Not so, say instructors and safety professionals involved in undergraduate teaching labs. Although eye protection and closed-toe shoes seem to be required at all schools all the time, gloves and lab coats are considered more on a case-by-case basis. The crux of the issue is that undergraduate labs are frequently designed—often through the use of microscale techniques—either to be safe or inexpensive, or both.

Students at Arkansas’ Hendrix College, for example, might do a glucometer experiment that involves soaking split peas in water overnight and then breaking down the sugars using Beano, a dietary supplement used to prevent gas, says Shelly Bradley, the campus chemical compliance director.

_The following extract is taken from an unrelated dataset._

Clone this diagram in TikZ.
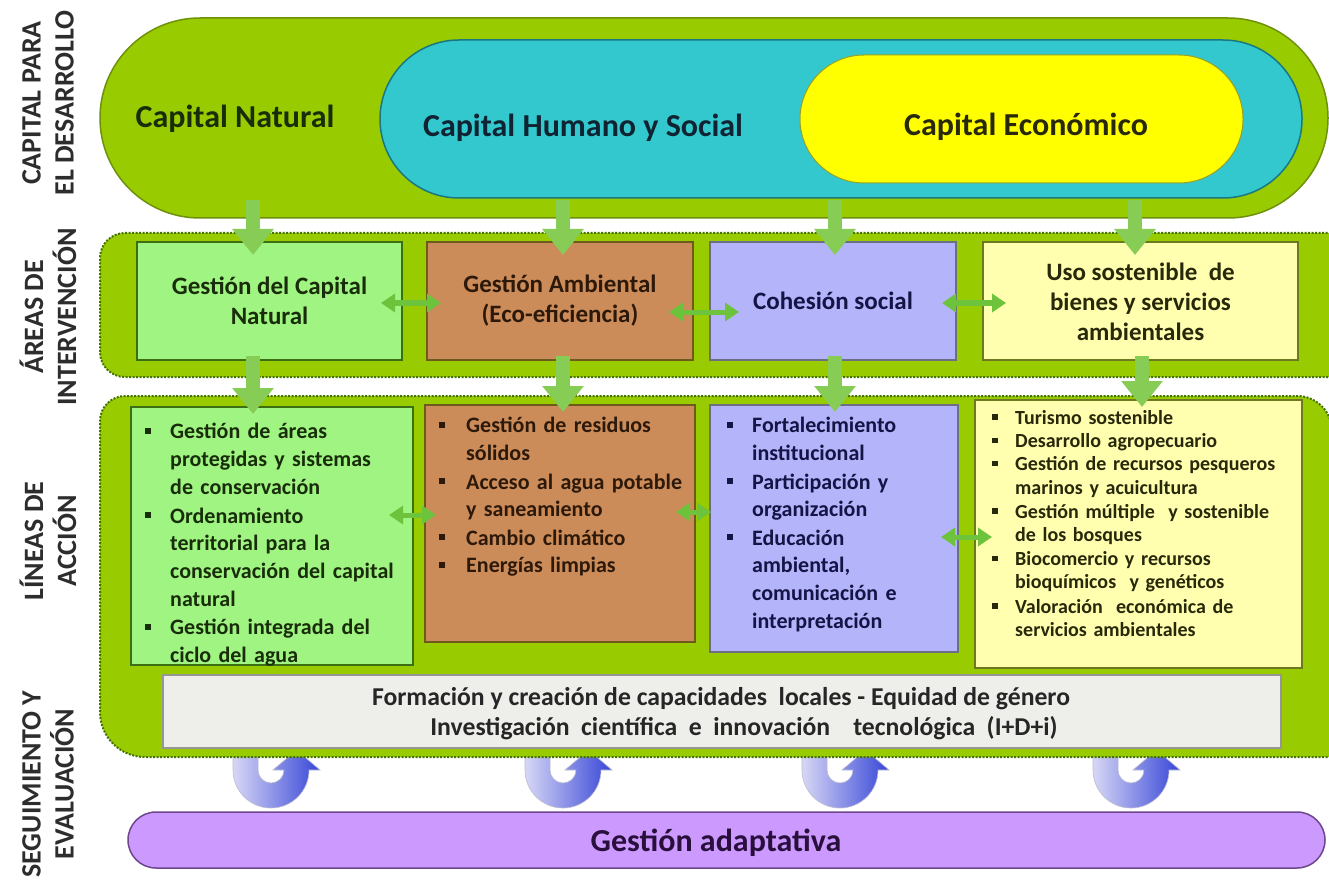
\documentclass[tikz,border=0pt]{standalone}
\usepackage{fontspec}
\setmainfont{Carlito}
\usetikzlibrary{arrows.meta,calc}
\definecolor{topgreen}{RGB}{153,204,0}
\definecolor{topedge}{RGB}{110,145,10}
\definecolor{cyanf}{RGB}{50,200,205}
\definecolor{cyanedge}{RGB}{25,120,130}
\definecolor{yellowf}{RGB}{255,255,0}
\definecolor{yellowedge}{RGB}{150,160,40}
\definecolor{banddot}{RGB}{70,115,0}
\definecolor{boxgreen}{RGB}{160,245,130}
\definecolor{boxgreenedge}{RGB}{60,110,20}
\definecolor{boxbrown}{RGB}{204,140,90}
\definecolor{boxbrownedge}{RGB}{110,90,30}
\definecolor{boxlav}{RGB}{180,180,250}
\definecolor{boxlavedge}{RGB}{110,110,130}
\definecolor{boxyel}{RGB}{255,255,175}
\definecolor{boxyeledge}{RGB}{110,120,30}
\definecolor{greyf}{RGB}{238,238,234}
\definecolor{greyedge}{RGB}{150,150,150}
\definecolor{purplef}{RGB}{204,153,255}
\definecolor{purpleedge}{RGB}{110,70,140}
\definecolor{arrowgreen}{RGB}{135,205,85}
\definecolor{harrowgreen}{RGB}{110,195,60}
\definecolor{labgrey}{RGB}{45,45,45}
\definecolor{txtgreen}{RGB}{25,45,10}
\definecolor{txtbrown}{RGB}{45,25,10}
\definecolor{txtnavy}{RGB}{20,20,70}
\definecolor{txtolive}{RGB}{40,40,10}
\definecolor{txtcyan}{RGB}{15,35,50}
\definecolor{txtpurple}{RGB}{40,15,60}
\definecolor{ushadeL}{RGB}{215,215,245}
\definecolor{ushadeR}{RGB}{55,70,215}
\newlength\bind
\newlength\bpre
\newcommand\bl[1]{\par\noindent\makebox[\bind][l]{\hspace{\bpre}\raisebox{.22em}{\rule{.28em}{.28em}}}\begin{tabular}[t]{@{}l@{}}#1\end{tabular}\par}
\tikzset{
  lab/.style={rotate=90, align=center, text=labgrey, font=\bfseries\fontsize{28}{33}\selectfont, inner sep=0},
  captxt/.style={anchor=base, inner sep=0, font=\bfseries\fontsize{32}{38}\selectfont},
  band/.style={fill=topgreen, draw=banddot, line width=2pt, dash pattern=on 2pt off 1.5pt},
  rowbox/.style={rectangle, line width=2pt, inner sep=0, align=center, font=\bfseries\fontsize{25}{30}\selectfont},
  listbox/.style={rectangle, line width=2pt, inner sep=0},
  listtxt/.style={anchor=north west, inner sep=0, text width=340pt},
  darrow/.style={draw=arrowgreen, line width=14pt, -{Triangle[width=40pt,length=26pt]}},
  harrow/.style={draw=harrowgreen, line width=5pt, {Triangle[width=18pt,length=14pt]}-{Triangle[width=18pt,length=14pt]}},
  uarrow/.style={left color=ushadeL, right color=ushadeR, draw=ushadeL!70!gray, line width=.6pt}
}
\begin{document}
\begin{tikzpicture}[x=1pt,y=-1pt]
\useasboundingbox (0,0) rectangle (1329,882);
\fill[white] (0,0) rectangle (1329,882);

% left labels
\node[lab] (l1) at (48,103) {CAPITAL PARA\\EL DESARROLLO};
\node[lab] (l2) at (48,317) {ÁREAS DE\\INTERVENCIÓN};
\node[lab] (l3) at (48,541) {LÍNEAS DE\\ACCIÓN};
\node[lab] (l4) at (48,784) {SEGUIMIENTO Y\\EVALUACIÓN};

% capital stadiums
\node[draw=topedge, fill=topgreen, line width=1.5pt, rounded corners=100pt, minimum width=1228pt, minimum height=200pt, inner sep=0] (top) at (714,118) {};
\node[draw=cyanedge, fill=cyanf, line width=1.5pt, rounded corners=79pt, minimum width=922pt, minimum height=158pt, inner sep=0] (cyan) at (841,119) {};
\node[draw=yellowedge, fill=yellowf, line width=1pt, rounded corners=64pt, minimum width=443pt, minimum height=128pt, inner sep=0] (yel) at (1021.5,119) {};
\node[captxt, text=txtgreen] (capN) at (235,128) {Capital Natural};
\node[captxt, text=txtcyan] (capH) at (583,137) {Capital Humano y Social};
\node[captxt, text=txtolive] (capE) at (1026,136) {Capital Económico};

% blue U-turn arrows (drawn under the band)
\foreach \cx in {271,563,840,1131}{
  \shade[uarrow] (\cx-38,752) -- (\cx-38,770) arc[start angle=180,end angle=0,radius=38]
    -- (\cx+49,770) -- (\cx+25.5,750) -- (\cx+2,770) -- (\cx+13,770)
    arc[start angle=0,end angle=180,radius=13] -- (\cx-13,752) -- cycle;
}

% bands
\draw[band] (1345,233) -- (125,233) arc[start angle=270,end angle=180,radius=25]
  -- (100,352) arc[start angle=180,end angle=90,radius=25] -- (1345,377);
\draw[band] (1345,757) -- (145,757) arc[start angle=90,end angle=180,radius=45]
  -- (100,421) arc[start angle=180,end angle=270,radius=25] -- (1297,396)
  arc[start angle=270,end angle=360,radius=35] -- (1332,757);

% row 1 boxes
\node[rowbox, draw=boxgreenedge, fill=boxgreen, text=txtgreen, minimum width=265pt, minimum height=118pt] (b1) at (269.5,301) {Gestión del Capital\\Natural};
\node[rowbox, draw=boxbrownedge, fill=boxbrown, text=txtbrown, minimum width=266pt, minimum height=118pt] (b2) at (560,301) {Gestión Ambiental\\(Eco-eficiencia)};
\node[rowbox, draw=boxlavedge, fill=boxlav, text=txtnavy, minimum width=246pt, minimum height=118pt] (b3) at (833,301) {Cohesión social};
\node[rowbox, draw=boxyeledge, fill=boxyel, text=txtolive, minimum width=315pt, minimum height=118pt, text depth=4pt, text height=14pt] (b4) at (1140.5,301) {\raisebox{-5pt}{\begin{tabular}{@{}c@{}}Uso sostenible\ \ de\\bienes y servicios\\ambientales\end{tabular}}};

% row 2 boxes
\node[listbox, draw=boxgreenedge, fill=boxgreen, minimum width=282pt, minimum height=258pt] (c1) at (272,536) {};
\node[listbox, draw=boxbrownedge, fill=boxbrown, minimum width=270pt, minimum height=237pt] (c2) at (560,523.5) {};
\node[listbox, draw=boxlavedge, fill=boxlav, minimum width=248pt, minimum height=247pt] (c3) at (834,528.5) {};
\node[listbox, draw=boxyeledge, fill=boxyel, minimum width=327pt, minimum height=268pt] (c4) at (1138.5,534) {};

\node[listtxt, text=txtgreen, font=\bfseries\fontsize{22}{27.7}\selectfont] (t1) at (143,411) {%
  \setlength\bind{27pt}\setlength\bpre{2pt}%
  \bl{Gestión de áreas\\protegidas y sistemas\\de conservación}%
  \bl{Ordenamiento\\territorial para la\\conservación del capital\\natural}%
  \bl{Gestión integrada del\\ciclo del agua}};
\node[listtxt, text=txtbrown, font=\bfseries\fontsize{22}{27.6}\selectfont] (t2) at (437,405) {%
  \setlength\bind{29pt}\setlength\bpre{2pt}%
  \bl{Gestión de residuos\\sólidos}%
  \bl{Acceso al agua potable\\y saneamiento}%
  \bl{Cambio climático}%
  \bl{Energías limpias}};
\node[listtxt, text=txtnavy, font=\bfseries\fontsize{22}{27.6}\selectfont] (t3) at (725,405) {%
  \setlength\bind{27pt}\setlength\bpre{2pt}%
  \bl{Fortalecimiento\\institucional}%
  \bl{Participación y\\organización}%
  \bl{Educación\\ambiental,\\comunicación e\\interpretación}};
\node[listtxt, text=txtolive, font=\bfseries\fontsize{20}{23.2}\selectfont] (t4) at (990,401) {%
  \setlength\bind{25pt}\setlength\bpre{2pt}%
  \bl{Turismo sostenible}%
  \bl{Desarrollo agropecuario}%
  \bl{Gestión de recursos pesqueros\\marinos y acuicultura}%
  \bl{Gestión múltiple\ \ y sostenible\\de los bosques}%
  \bl{Biocomercio y recursos\\bioquímicos\ \ y genéticos}%
  \bl{Valoración\ \ económica de\\servicios ambientales}};

% grey box
\node[rectangle, draw=greyedge, fill=greyf, line width=1.5pt, minimum width=1118pt, minimum height=73pt, inner sep=0] (grey) at (722,711.5) {};
\node[anchor=base, inner sep=0, text=black!85, font=\bfseries\fontsize{25.7}{30}\selectfont] (g1) at (721,705) {Formación y creación de capacidades\ \ locales - Equidad de género};
\node[anchor=base, inner sep=0, text=black!85, font=\bfseries\fontsize{25.7}{30}\selectfont] (g2) at (744,735) {\spaceskip=.45em Investigación científica e innovación\ \ tecnológica (I+D+i)};

% purple bar
\node[draw=purpleedge, fill=purplef, line width=1.5pt, rounded corners=28pt, minimum width=1197pt, minimum height=56pt, inner sep=0] (ga) at (726.5,840) {};
\node[anchor=base, inner sep=0, text=txtpurple, font=\bfseries\fontsize{32}{38}\selectfont] (gat) at (716,851) {Gestión adaptativa};

% down arrows
\foreach \i/\x in {1/253,2/563,3/835,4/1135}{
  \coordinate (d\i) at (\x,200);
  \draw[darrow, shorten >=-14pt] (d\i) -- (d\i |- b\i.north);
}
\foreach \i/\x in {1/253,2/563,3/835,4/1142}{
  \coordinate (e\i) at (\x,356);
  \draw[darrow, shorten >=-8pt] (e\i) -- (e\i |- c\i.north);
}

% horizontal double arrows
\draw[harrow, shorten <=-22pt, shorten >=-15pt] ([yshift=-2pt]b1.east) -- ([yshift=-2pt]b2.west);
\draw[harrow, shorten <=-25pt, shorten >=-30pt] ([yshift=-11pt]b2.east) -- ([yshift=-11pt]b3.west);
\draw[harrow, shorten <=-15pt, shorten >=-24pt] ([yshift=-2pt]b3.east) -- ([yshift=-2pt]b4.west);
\draw[harrow, shorten <=-25pt, shorten >=-12pt] (c1.east |- 0,515) -- (c2.west |- 0,515);
\draw[harrow, shorten <=-20pt, shorten >=-2pt] (c2.east |- 0,512) -- (c3.west |- 0,512);
\draw[harrow, shorten <=-18pt, shorten >=-18pt] (c3.east |- 0,537) -- (c4.west |- 0,537);
\end{tikzpicture}
\end{document}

A ketone reduction experiment requires a mere 2 μL of 2,6-dimethylcyclohexanone with 5 mg of sodium borohydride in 0.3 mL of water, methanol, 95% ethanol, vodka, or rubbing alcohol. The labs are equipped with autodispensers so that the students often aren’t even handling bottles of stock solutions.

Similar experiments and equipment are in place at other schools. And, instructors and safety experts say, a “one size fits all” approach to personal protective equipment (PPE) doesn’t teach students what they need to know. “Having people wear latex gloves all the time is one of the habits that cost us Dr. Wetterhahn,” says Ralph Stuart, environmental safety manager at the University of Vermont, referring to a fatal mercury-poisoning incident at Dartmouth College, in New Hampshire. In 1996, a few drops of dimethylmercury penetrated the latex gloves worn by chemistry professor Karen Wetterhahn, who died as a result the next year. Instead of latex, she should have worn plastic laminate gloves under long, heavy-duty ones (Appl. Occup. Environ. Hygiene 2001, 16, 233).

“Mindlessly following a set of protocols may not be appropriate for exactly what you’re doing,” says Edward Miller, a chemistry professor at the State University of New York (SUNY), Plattsburgh. He’d rather see the issues and concerns discussed explicitly with students so that they understand why and when to wear protective equipment and what kind.

One school that does require lab coats for all undergraduate labs is the University of California, San Diego. UCSD didn’t always mandate this type of PPE. Instead, the school had a dress code to ensure that skin was appropriately covered in case of spills. But the dress code was difficult to enforce, says Sheila M. Kennedy, an environmental health and safety specialist in UCSD’s department of chemistry and biochemistry. “Our explanation of what was appropriate attire was a huge paragraph and had to be constantly changed” as fashions evolved, she says.

Now, the rule is simple: Lab coats and closed-toe shoes are mandatory in the labs. “We got very little pushback” to the new requirement, Kennedy says. “The students really seem to like the lab coats.” Students must purchase the coats themselves and can typically store their coats in a lab drawer during courses, although the coats have to go home between quarters and the department has no laundry facilities.

SUNY Plattsburgh’s Miller acknowledges that there is a tension between designing labs to use safe or minimal materials and the goal of producing chemists capable of working in real-life environments. A student who has done a microscale distillation likely won’t be prepared to do a more traditional one involving 100 mL of material, he says. But Miller also sees a distinction between running a lab that might include a lot of nonchemistry majors—where the goal might be to teach the concepts rather than the techniques—and a course for majors.

Ultimately, Miller says, departments need to find a way to balance the various concerns. “If we’re going to train chemists,” he says, “somewhere along the line they’re really going to need to do a regular distillation and learn how to deal with the issues associated with that kind of activity.”